==== Source data
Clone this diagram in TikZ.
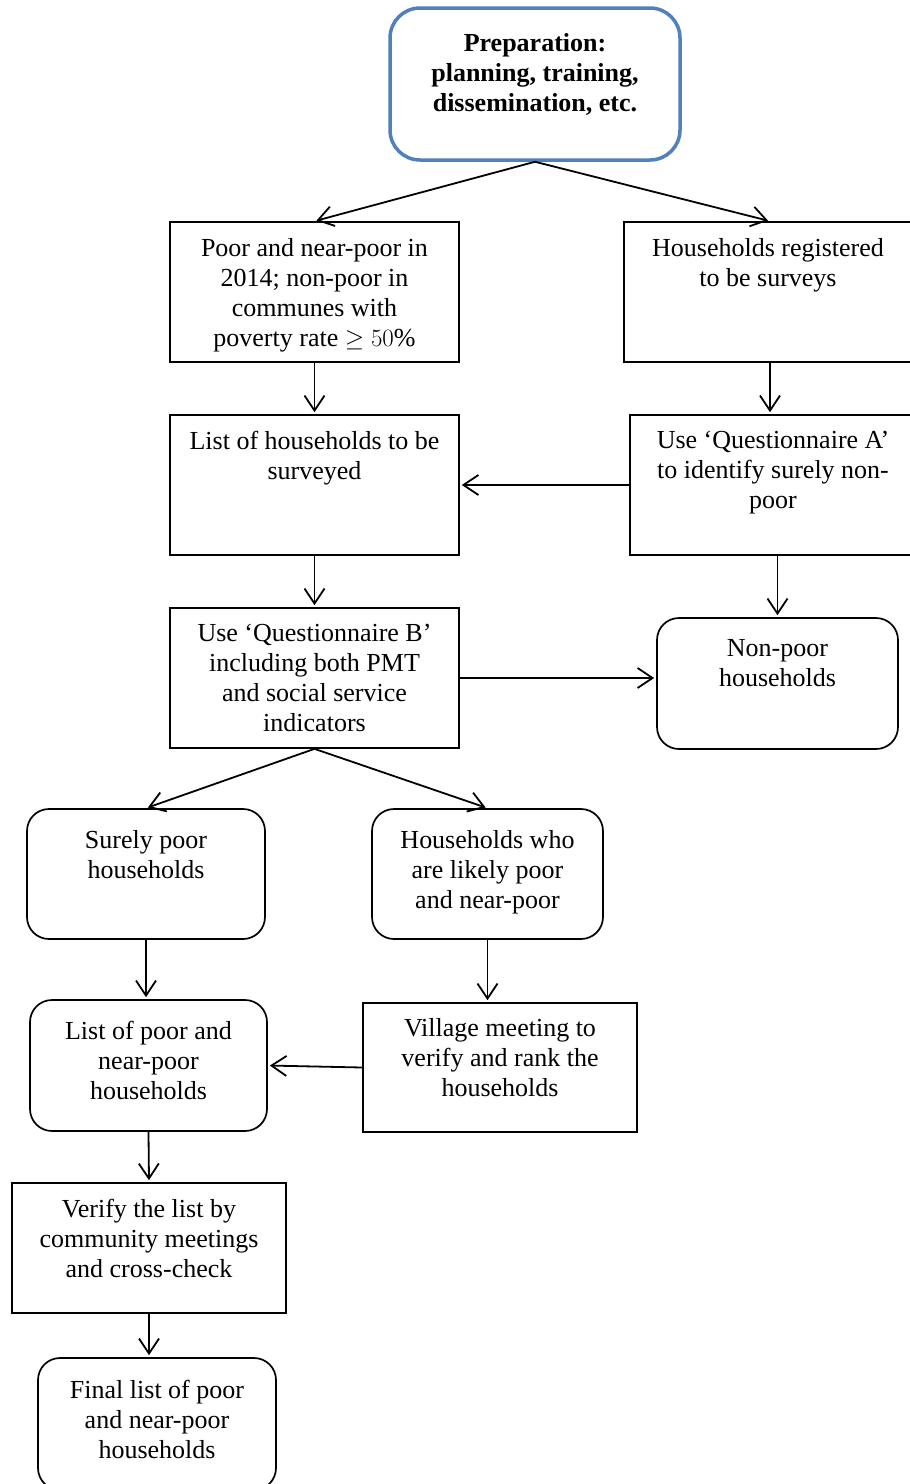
\documentclass[tikz,border=0pt]{standalone}
\usepackage{fontspec}
\setmainfont{Liberation Serif}
\usetikzlibrary{arrows.meta,calc}
\definecolor{prepblue}{RGB}{79,129,189}
\begin{document}
\begin{tikzpicture}[x=1pt,y=-1pt,
  box/.style={draw=black, line width=1.7pt, inner sep=0pt, fill=white},
  rbox/.style={box, rounded corners=22pt},
  txt/.style={anchor=north, align=center, inner sep=0pt, font=\fontsize{26}{30}\selectfont, execute at begin node=\strut},
  arr/.style={line width=1.8pt, -{Straight Barb[length=15pt,width=20pt,line width=1.8pt]}, shorten >=2pt}]
\useasboundingbox (0,0) rectangle (910,1484);
% boxes
\node[box, draw=prepblue, line width=3.5pt, rounded corners=30pt, minimum width=290pt, minimum height=152pt] (prep) at (535,84) {};
\node[box, minimum width=289pt, minimum height=140pt] (b1) at (314.5,292) {};
\node[box, minimum width=292pt, minimum height=140pt] (b2) at (770,292) {};
\node[box, minimum width=289pt, minimum height=140pt] (b3) at (314.5,485) {};
\node[box, minimum width=286pt, minimum height=140pt] (b4) at (773,485) {};
\node[box, minimum width=289pt, minimum height=140pt] (b5) at (314.5,678) {};
\node[rbox, minimum width=241pt, minimum height=131pt] (b6) at (777.5,683.5) {};
\node[rbox, minimum width=238pt, minimum height=130pt] (b7) at (146,874) {};
\node[rbox, minimum width=231pt, minimum height=130pt] (b8) at (487.5,874) {};
\node[rbox, minimum width=237pt, minimum height=131pt] (b9) at (148.5,1065.5) {};
\node[box, minimum width=274pt, minimum height=129pt] (b10) at (500,1067.5) {};
\node[box, minimum width=274pt, minimum height=130pt] (b11) at (149,1248) {};
\node[rbox, minimum width=238pt, minimum height=132pt] (b12) at (157,1424) {};
% texts
\node[txt, font=\fontsize{26}{30}\selectfont\bfseries] (t0) at (535,33) {Preparation:\\planning, training,\\dissemination, etc.};
\node[txt] (t1) at (314.5,238) {Poor and near-poor in\\2014; non-poor in\\communes with\\poverty rate $\geq 50\%$};
\node[txt] (t2) at (768,238) {Households registered\\to be surveys};
\node[txt] (t3) at (314.5,431) {List of households to be\\surveyed};
\node[txt] (t4) at (773,431) {Use ‘Questionnaire A’\\to identify surely non-\\poor};
\node[txt] (t5) at (314.5,624) {Use ‘Questionnaire B’\\including both PMT\\and social service\\indicators};
\node[txt] (t6) at (777.5,639) {Non-poor\\households};
\node[txt] (t7) at (146,830) {Surely poor\\households};
\node[txt] (t8) at (487.5,830) {Households who\\are likely poor\\and near-poor};
\node[txt] (t9) at (148.5,1021) {List of poor and\\near-poor\\households};
\node[txt] (t10) at (500,1018) {Village meeting to\\verify and rank the\\households};
\node[txt] (t11) at (149,1199) {Verify the list by\\community meetings\\and cross-check};
\node[txt] (t12) at (157,1380) {Final list of poor\\and near-poor\\households};
% connectors
\draw[arr] (prep.south) -- (b1.north);
\draw[arr] (prep.south) -- (b2.north);
\draw[arr] (b1.south) -- (b3.north);
\draw[arr] (b2.south) -- (b2.south |- b4.north);
\draw[arr] (b4.west) -- (b3.east);
\draw[arr] (b3.south) -- (b5.north);
\draw[arr] (b6.north |- b4.south) -- (b6.north);
\draw[arr] (b5.east) -- (b5.east -| b6.west);
\draw[arr] (b5.south) -- (b7.north);
\draw[arr] (b5.south) -- (b8.north);
\draw[arr] (b7.south) -- (b7.south |- b9.north);
\draw[arr] (b8.south) -- (b8.south |- b10.north);
\draw[arr] (b10.west) -- (b9.east);
\draw[arr] (b9.south) -- (b11.north);
\draw[arr] (b11.south) -- (b11.south |- b12.north);
\end{tikzpicture}
\end{document}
========
- [Given exercise] Leave out the pictures and output the rest of the material exactly as written.

- [Solution to this problem]
Clone this diagram in TikZ.
\documentclass[tikz,border=0pt]{standalone}
\usepackage{fontspec}
\setmainfont{Liberation Serif}
\usetikzlibrary{arrows.meta,calc}
\definecolor{prepblue}{RGB}{79,129,189}
\begin{document}
\begin{tikzpicture}[x=1pt,y=-1pt,
  box/.style={draw=black, line width=1.7pt, inner sep=0pt, fill=white},
  rbox/.style={box, rounded corners=22pt},
  txt/.style={anchor=north, align=center, inner sep=0pt, font=\fontsize{26}{30}\selectfont, execute at begin node=\strut},
  arr/.style={line width=1.8pt, -{Straight Barb[length=15pt,width=20pt,line width=1.8pt]}, shorten >=2pt}]
\useasboundingbox (0,0) rectangle (910,1484);
% boxes
\node[box, draw=prepblue, line width=3.5pt, rounded corners=30pt, minimum width=290pt, minimum height=152pt] (prep) at (535,84) {};
\node[box, minimum width=289pt, minimum height=140pt] (b1) at (314.5,292) {};
\node[box, minimum width=292pt, minimum height=140pt] (b2) at (770,292) {};
\node[box, minimum width=289pt, minimum height=140pt] (b3) at (314.5,485) {};
\node[box, minimum width=286pt, minimum height=140pt] (b4) at (773,485) {};
\node[box, minimum width=289pt, minimum height=140pt] (b5) at (314.5,678) {};
\node[rbox, minimum width=241pt, minimum height=131pt] (b6) at (777.5,683.5) {};
\node[rbox, minimum width=238pt, minimum height=130pt] (b7) at (146,874) {};
\node[rbox, minimum width=231pt, minimum height=130pt] (b8) at (487.5,874) {};
\node[rbox, minimum width=237pt, minimum height=131pt] (b9) at (148.5,1065.5) {};
\node[box, minimum width=274pt, minimum height=129pt] (b10) at (500,1067.5) {};
\node[box, minimum width=274pt, minimum height=130pt] (b11) at (149,1248) {};
\node[rbox, minimum width=238pt, minimum height=132pt] (b12) at (157,1424) {};
% texts
\node[txt, font=\fontsize{26}{30}\selectfont\bfseries] (t0) at (535,33) {Preparation:\\planning, training,\\dissemination, etc.};
\node[txt] (t1) at (314.5,238) {Poor and near-poor in\\2014; non-poor in\\communes with\\poverty rate $\geq 50\%$};
\node[txt] (t2) at (768,238) {Households registered\\to be surveys};
\node[txt] (t3) at (314.5,431) {List of households to be\\surveyed};
\node[txt] (t4) at (773,431) {Use ‘Questionnaire A’\\to identify surely non-\\poor};
\node[txt] (t5) at (314.5,624) {Use ‘Questionnaire B’\\including both PMT\\and social service\\indicators};
\node[txt] (t6) at (777.5,639) {Non-poor\\households};
\node[txt] (t7) at (146,830) {Surely poor\\households};
\node[txt] (t8) at (487.5,830) {Households who\\are likely poor\\and near-poor};
\node[txt] (t9) at (148.5,1021) {List of poor and\\near-poor\\households};
\node[txt] (t10) at (500,1018) {Village meeting to\\verify and rank the\\households};
\node[txt] (t11) at (149,1199) {Verify the list by\\community meetings\\and cross-check};
\node[txt] (t12) at (157,1380) {Final list of poor\\and near-poor\\households};
% connectors
\draw[arr] (prep.south) -- (b1.north);
\draw[arr] (prep.south) -- (b2.north);
\draw[arr] (b1.south) -- (b3.north);
\draw[arr] (b2.south) -- (b2.south |- b4.north);
\draw[arr] (b4.west) -- (b3.east);
\draw[arr] (b3.south) -- (b5.north);
\draw[arr] (b6.north |- b4.south) -- (b6.north);
\draw[arr] (b5.east) -- (b5.east -| b6.west);
\draw[arr] (b5.south) -- (b7.north);
\draw[arr] (b5.south) -- (b8.north);
\draw[arr] (b7.south) -- (b7.south |- b9.north);
\draw[arr] (b8.south) -- (b8.south |- b10.north);
\draw[arr] (b10.west) -- (b9.east);
\draw[arr] (b9.south) -- (b11.north);
\draw[arr] (b11.south) -- (b11.south |- b12.north);
\end{tikzpicture}
\end{document}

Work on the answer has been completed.